Do camping até ao ferry que
atravessa o pequeno canal que liga a baía de Kotor ao mar Adriático são apenas
4 km, por isso aproveito os primeiros raios de sol para ainda dar um mergulho
antes de voltar à bicicleta. Sinto-me leve. No ferry, que não demora mais de
cinco minutos a vencer a distância que separa as duas margens, as bicicletas
não pagam. Está um calor infernal, o dia mais quente que apanhei até agora na
viagem, sem dúvida. Quando estou de saída de um supermercado onde paro para
comprar comida para os próximos dias, vejo dois rapazes de bicicleta a aproximarem-se.

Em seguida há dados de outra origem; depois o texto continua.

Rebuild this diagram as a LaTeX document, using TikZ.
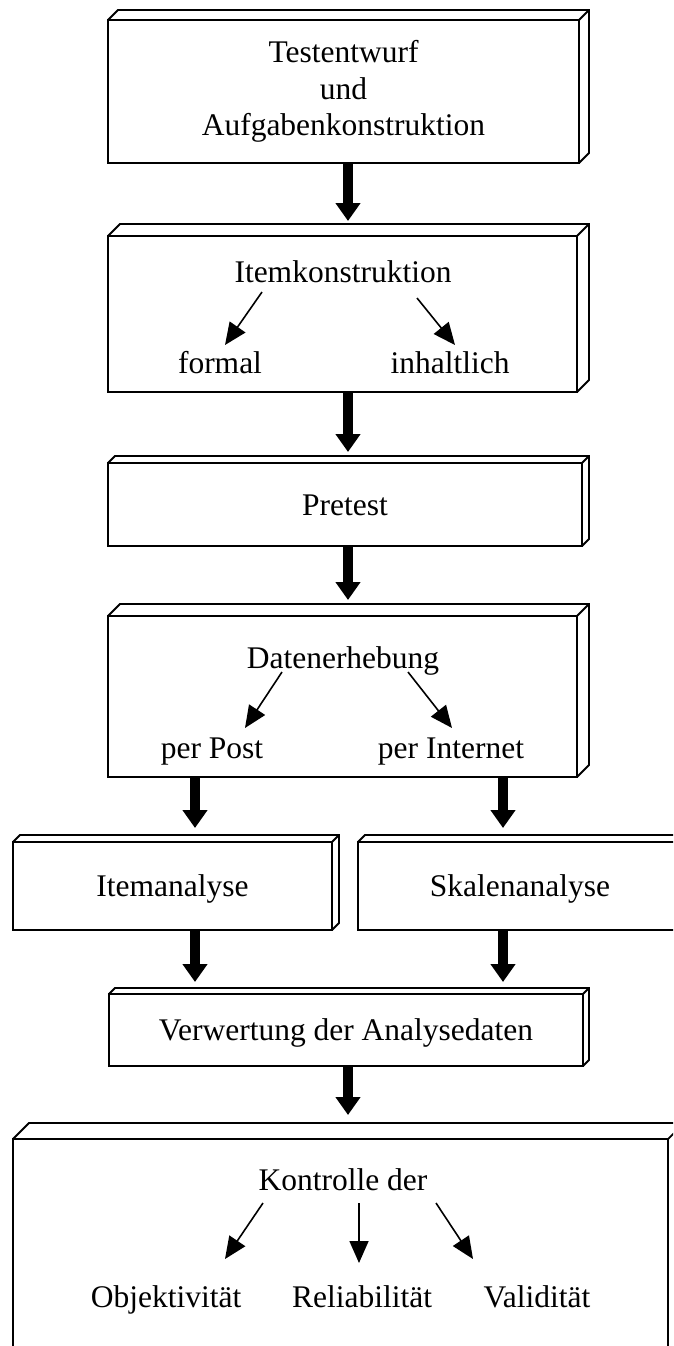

São polacos e andam a viajar a um ritmo impressionante. Saíram de casa há
poucas semanas e esperam conseguir estar de volta dentro de alguns dias. Estão
possuídos porque na noite anterior tiveram de pagar, pela primeira vez nesta
viagem, para dormirem num parque de campismo, pois até agora têm ficado nos
quintais de casas onde pedem para montar a tenda. Um deles diz que já engordou
porque há casas onde lhes dão comida sem parar. Falam-me dos países que já
atravessaram e quando oiço o nome “Roménia” pergunto-lhes se vieram pela
transfagarasan, a estrada dramática que atravessa as montanhas fagaras e que
liga a região da Transilvânia à da Walachia. Dizem que sim, que fizeram aquilo
num instante e que comparado com o Passo dello Stelvio, nos Alpes italianos,
que percorreram o ano passado, é coisa para meninos. Vou para lhes dizer que no
ano passado, ao passar pela transfagarasan, demorei quase um dia para fazer a
subida, mas se calhar não vale a pena. Como eles têm de ir ao supermercado e
têm um andamento diferente do meu despedimo-nos com um até já. Como seguimos no
mesmo sentido eles apanhar-me-ão mais à frente na estrada. A fronteira com a
Croácia é precedida de uma subida terrível que parece não ter fim. Há que
aceitar isso e por mais calor que tenha, se quero entrar na Croácia, não há
outra forma senão seguindo por esta estrada. Após o controlo de passaporte espera-me
uma descida refrescante. Estou sem água por isso entro no primeiro minimercado
que encontro. Quando vou para pagar a funcionária faz-me um sorriso amarelo e
diz que não aceitam euros. “Tou tramado”, cheio de sede, com a garrafa de água
na mão, sem a poder comprar e com o multibanco mais próximo a vários km de
distância. Um turista que está atrás de mim na fila mete a mão ao bolso, tira
de lá umas kunas (a moeda croata) e paga por mim. Faço o mesmo gesto mas em
sentido contrário. Saco de umas moedas de euro que o rapaz insiste em não
receber mas que eu faço questão de lhe dar. Entretanto estranho não ter sido ainda
alcançado pelos polacos, mas minutos depois percebo que me terão ultrapassado
enquanto eu estava no minimercado, isto porque dois ou três carros em sentido
contrário me fazem sinais no sentido que, mais à frente se encontram outros
ciclistas. Por todo o lado vejo placas turísticas e apercebo-me que estou na
Riviera de Dubrovnik, mas hoje parece que a Riviera está zangada pois um vento
noroeste fortíssimo cria ondas um cenário que nada tem a ver com aquele propagandeado
pelos outdoors. Entro no primeiro parque de campismo que encontro, que tem
acesso directo à praia, algumas dezenas de metros mais abaixo. Aproveito para
tomar um banho de final de tarde num mar revolto, cheio de limos e com uns
quebra-cocos enormes. Nada a que não esteja habituado no oeste português.